_Aim_
Examine each line of the data. Copy those that contain the string "matplotlib".
....
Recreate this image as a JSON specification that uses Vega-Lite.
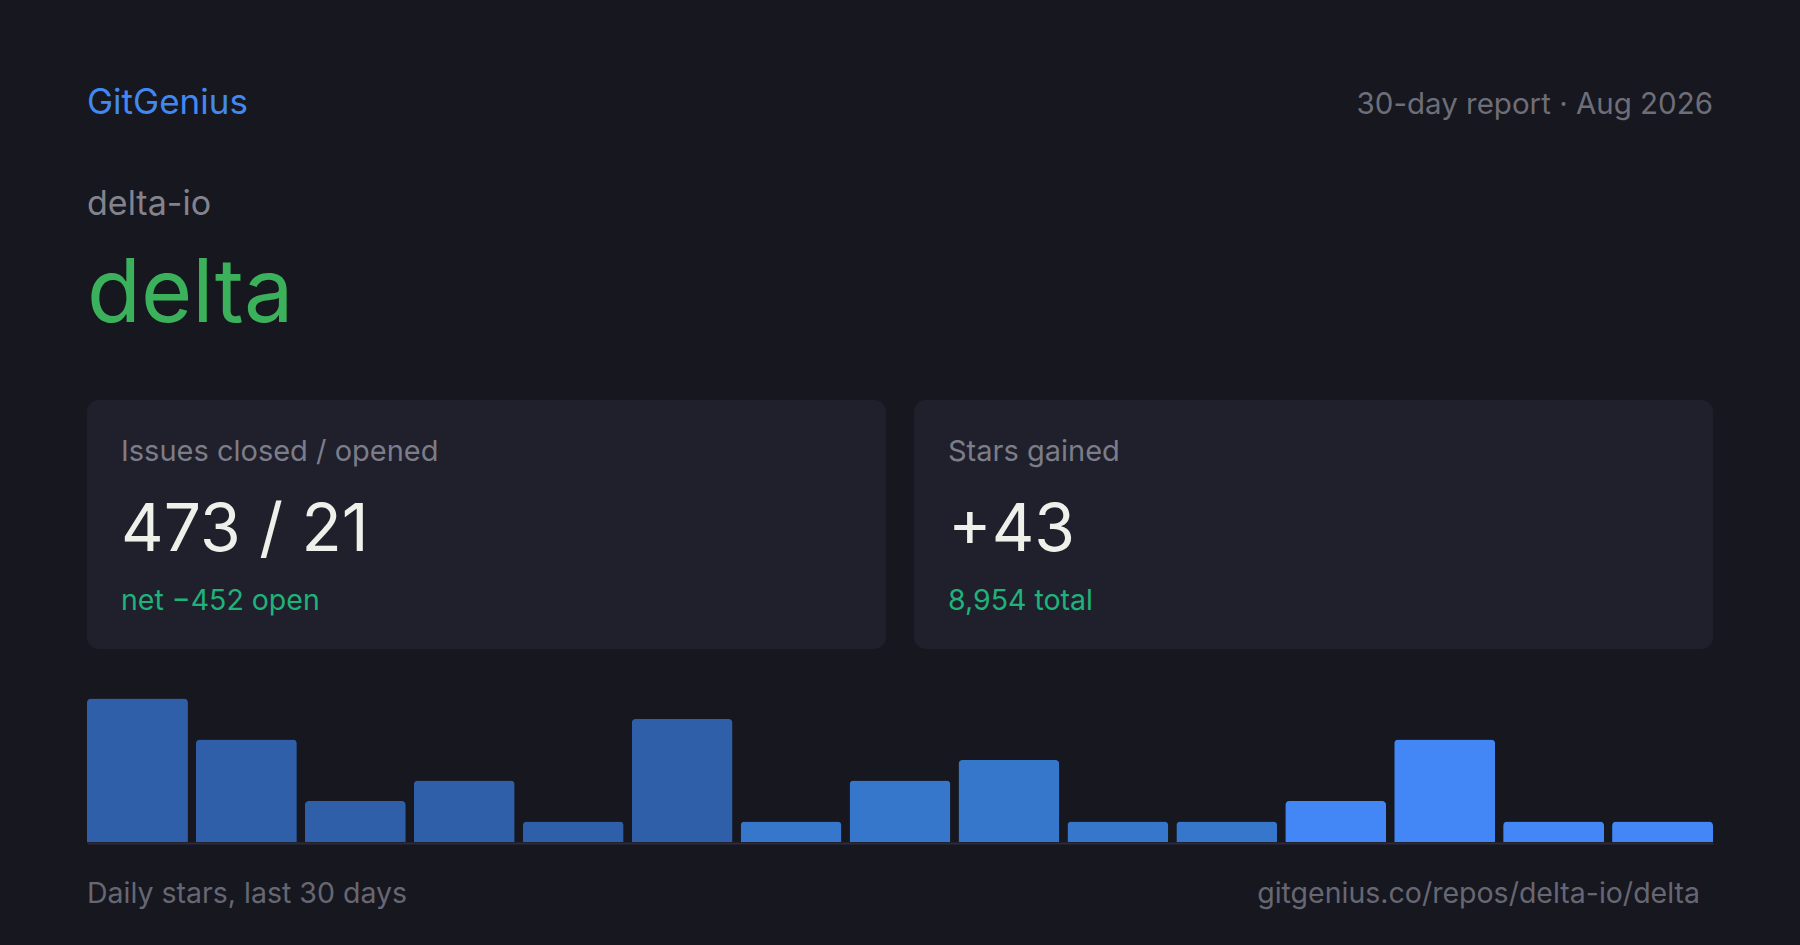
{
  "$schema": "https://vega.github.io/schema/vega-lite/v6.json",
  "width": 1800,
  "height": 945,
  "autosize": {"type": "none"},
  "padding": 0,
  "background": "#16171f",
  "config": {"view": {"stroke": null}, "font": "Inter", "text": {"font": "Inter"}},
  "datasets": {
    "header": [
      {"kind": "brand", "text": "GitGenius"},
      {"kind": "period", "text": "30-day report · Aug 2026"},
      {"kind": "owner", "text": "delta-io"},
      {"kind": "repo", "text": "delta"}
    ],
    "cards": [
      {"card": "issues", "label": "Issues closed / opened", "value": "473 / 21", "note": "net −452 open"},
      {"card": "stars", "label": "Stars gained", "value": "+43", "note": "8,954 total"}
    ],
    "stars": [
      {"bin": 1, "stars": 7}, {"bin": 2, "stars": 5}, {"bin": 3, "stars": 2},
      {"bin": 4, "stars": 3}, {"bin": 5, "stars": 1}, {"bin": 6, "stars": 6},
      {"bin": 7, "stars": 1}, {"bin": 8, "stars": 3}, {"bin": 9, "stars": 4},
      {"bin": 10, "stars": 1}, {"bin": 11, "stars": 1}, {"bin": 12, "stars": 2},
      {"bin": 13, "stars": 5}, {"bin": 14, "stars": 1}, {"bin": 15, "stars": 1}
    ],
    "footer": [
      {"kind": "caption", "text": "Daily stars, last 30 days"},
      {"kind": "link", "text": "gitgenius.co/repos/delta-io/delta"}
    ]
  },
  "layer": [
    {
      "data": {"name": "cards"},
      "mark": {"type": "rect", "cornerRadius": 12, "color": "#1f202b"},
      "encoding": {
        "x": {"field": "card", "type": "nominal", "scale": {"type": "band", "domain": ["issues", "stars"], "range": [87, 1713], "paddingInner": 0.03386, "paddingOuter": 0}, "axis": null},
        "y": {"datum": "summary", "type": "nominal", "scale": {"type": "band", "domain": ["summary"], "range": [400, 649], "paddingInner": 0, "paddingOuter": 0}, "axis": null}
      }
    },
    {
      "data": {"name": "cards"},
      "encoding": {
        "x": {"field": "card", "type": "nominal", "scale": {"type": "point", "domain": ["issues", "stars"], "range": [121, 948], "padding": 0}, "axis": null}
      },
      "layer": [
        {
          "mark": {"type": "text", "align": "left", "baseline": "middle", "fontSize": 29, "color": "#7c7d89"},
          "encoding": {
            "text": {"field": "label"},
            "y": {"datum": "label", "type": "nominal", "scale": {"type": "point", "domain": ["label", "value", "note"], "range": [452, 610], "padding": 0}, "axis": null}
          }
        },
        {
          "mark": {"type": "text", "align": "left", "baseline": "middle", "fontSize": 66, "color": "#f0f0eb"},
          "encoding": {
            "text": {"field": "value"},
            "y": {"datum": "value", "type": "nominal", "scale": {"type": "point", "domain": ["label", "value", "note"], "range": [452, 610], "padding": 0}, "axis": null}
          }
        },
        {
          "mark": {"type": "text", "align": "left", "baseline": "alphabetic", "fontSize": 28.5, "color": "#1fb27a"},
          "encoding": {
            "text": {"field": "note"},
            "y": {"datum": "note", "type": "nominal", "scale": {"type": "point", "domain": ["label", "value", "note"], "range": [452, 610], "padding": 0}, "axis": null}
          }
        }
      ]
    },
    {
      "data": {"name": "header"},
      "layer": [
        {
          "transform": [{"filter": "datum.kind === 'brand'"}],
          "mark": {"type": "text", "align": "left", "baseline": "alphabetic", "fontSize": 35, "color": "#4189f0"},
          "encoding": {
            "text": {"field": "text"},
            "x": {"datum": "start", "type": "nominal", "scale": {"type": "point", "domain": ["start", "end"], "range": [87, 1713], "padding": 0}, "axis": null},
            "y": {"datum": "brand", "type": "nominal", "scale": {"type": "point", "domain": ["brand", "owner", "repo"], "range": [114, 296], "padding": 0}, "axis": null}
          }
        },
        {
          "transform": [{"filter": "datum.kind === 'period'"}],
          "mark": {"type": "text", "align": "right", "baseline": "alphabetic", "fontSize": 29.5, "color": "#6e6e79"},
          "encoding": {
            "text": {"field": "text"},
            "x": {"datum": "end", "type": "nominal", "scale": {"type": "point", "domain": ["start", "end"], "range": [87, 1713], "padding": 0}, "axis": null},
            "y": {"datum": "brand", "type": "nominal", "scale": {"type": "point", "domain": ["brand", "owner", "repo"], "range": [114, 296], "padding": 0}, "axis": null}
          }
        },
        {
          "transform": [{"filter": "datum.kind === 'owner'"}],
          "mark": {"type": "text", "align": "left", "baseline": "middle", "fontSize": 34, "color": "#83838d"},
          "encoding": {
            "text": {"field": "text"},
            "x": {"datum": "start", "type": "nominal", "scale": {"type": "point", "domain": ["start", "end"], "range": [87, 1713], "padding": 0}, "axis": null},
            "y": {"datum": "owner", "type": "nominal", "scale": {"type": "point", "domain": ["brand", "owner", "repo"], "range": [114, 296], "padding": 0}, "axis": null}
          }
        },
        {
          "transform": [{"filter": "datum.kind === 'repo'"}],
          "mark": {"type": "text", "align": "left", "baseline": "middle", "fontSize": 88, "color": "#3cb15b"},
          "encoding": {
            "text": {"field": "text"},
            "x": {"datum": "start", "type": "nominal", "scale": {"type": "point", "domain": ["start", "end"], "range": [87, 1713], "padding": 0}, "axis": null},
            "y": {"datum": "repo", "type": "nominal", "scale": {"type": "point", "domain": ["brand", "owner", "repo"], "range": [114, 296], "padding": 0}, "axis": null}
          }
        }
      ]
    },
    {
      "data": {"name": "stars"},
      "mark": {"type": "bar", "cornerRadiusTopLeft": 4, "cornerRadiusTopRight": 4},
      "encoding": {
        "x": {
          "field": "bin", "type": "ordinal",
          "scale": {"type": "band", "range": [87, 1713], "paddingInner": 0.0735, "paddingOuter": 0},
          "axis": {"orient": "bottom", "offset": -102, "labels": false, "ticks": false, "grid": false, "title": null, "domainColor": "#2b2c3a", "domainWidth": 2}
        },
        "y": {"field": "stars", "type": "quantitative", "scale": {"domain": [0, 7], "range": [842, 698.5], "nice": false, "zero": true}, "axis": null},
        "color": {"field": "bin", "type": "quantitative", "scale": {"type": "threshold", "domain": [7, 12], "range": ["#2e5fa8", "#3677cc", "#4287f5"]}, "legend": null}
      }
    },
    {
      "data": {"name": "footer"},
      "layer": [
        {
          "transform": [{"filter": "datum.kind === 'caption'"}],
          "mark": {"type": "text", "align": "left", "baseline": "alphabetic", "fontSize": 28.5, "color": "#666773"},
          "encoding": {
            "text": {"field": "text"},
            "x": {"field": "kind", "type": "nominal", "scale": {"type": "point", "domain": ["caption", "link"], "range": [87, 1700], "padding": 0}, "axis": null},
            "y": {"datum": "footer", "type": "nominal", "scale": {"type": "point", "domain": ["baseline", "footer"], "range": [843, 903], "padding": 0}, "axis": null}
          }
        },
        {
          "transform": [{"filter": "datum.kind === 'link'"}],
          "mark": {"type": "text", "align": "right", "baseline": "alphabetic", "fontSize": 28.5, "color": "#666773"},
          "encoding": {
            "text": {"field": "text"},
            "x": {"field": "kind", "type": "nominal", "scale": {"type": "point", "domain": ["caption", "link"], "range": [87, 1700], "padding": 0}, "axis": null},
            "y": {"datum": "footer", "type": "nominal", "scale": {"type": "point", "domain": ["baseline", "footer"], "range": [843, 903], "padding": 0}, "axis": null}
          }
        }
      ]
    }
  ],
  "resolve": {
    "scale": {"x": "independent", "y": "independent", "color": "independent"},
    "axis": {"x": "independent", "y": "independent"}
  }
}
....
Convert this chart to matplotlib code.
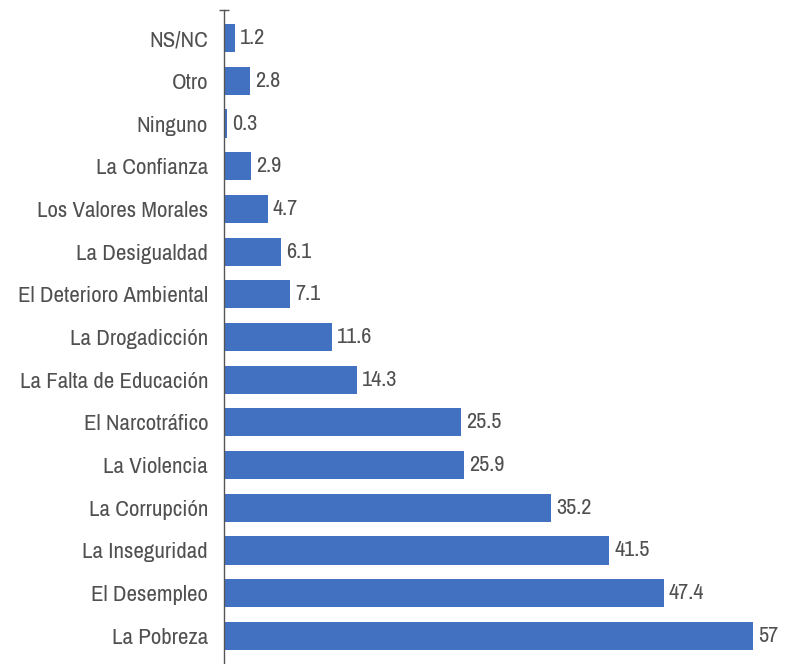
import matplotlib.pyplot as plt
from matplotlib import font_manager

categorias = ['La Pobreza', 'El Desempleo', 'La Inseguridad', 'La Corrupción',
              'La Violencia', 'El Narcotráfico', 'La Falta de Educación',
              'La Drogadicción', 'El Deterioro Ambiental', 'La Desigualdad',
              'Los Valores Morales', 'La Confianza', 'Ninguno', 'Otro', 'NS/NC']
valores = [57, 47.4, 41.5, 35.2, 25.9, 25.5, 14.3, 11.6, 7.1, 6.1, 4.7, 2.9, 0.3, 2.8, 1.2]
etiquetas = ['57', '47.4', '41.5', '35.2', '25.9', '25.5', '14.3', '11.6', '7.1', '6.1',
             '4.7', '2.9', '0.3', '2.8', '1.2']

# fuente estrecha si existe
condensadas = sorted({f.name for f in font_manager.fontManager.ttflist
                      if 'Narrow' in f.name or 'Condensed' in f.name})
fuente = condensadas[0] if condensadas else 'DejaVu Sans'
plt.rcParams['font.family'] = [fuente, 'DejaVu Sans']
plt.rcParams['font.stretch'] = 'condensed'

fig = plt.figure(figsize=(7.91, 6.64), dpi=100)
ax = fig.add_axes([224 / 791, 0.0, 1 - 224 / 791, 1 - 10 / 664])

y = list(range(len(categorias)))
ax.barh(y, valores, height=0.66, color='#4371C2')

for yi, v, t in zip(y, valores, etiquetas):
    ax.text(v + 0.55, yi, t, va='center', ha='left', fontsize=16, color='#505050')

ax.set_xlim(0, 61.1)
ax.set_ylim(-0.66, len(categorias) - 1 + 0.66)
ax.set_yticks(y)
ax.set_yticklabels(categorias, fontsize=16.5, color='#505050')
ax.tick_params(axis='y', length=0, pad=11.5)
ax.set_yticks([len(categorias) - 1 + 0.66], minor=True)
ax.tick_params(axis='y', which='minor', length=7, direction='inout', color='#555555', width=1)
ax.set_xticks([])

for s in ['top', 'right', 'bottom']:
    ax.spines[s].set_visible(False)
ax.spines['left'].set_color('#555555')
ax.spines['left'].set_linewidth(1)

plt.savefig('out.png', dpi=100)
....
_Written answer_
Convert this chart to matplotlib code.
import matplotlib.pyplot as plt
from matplotlib import font_manager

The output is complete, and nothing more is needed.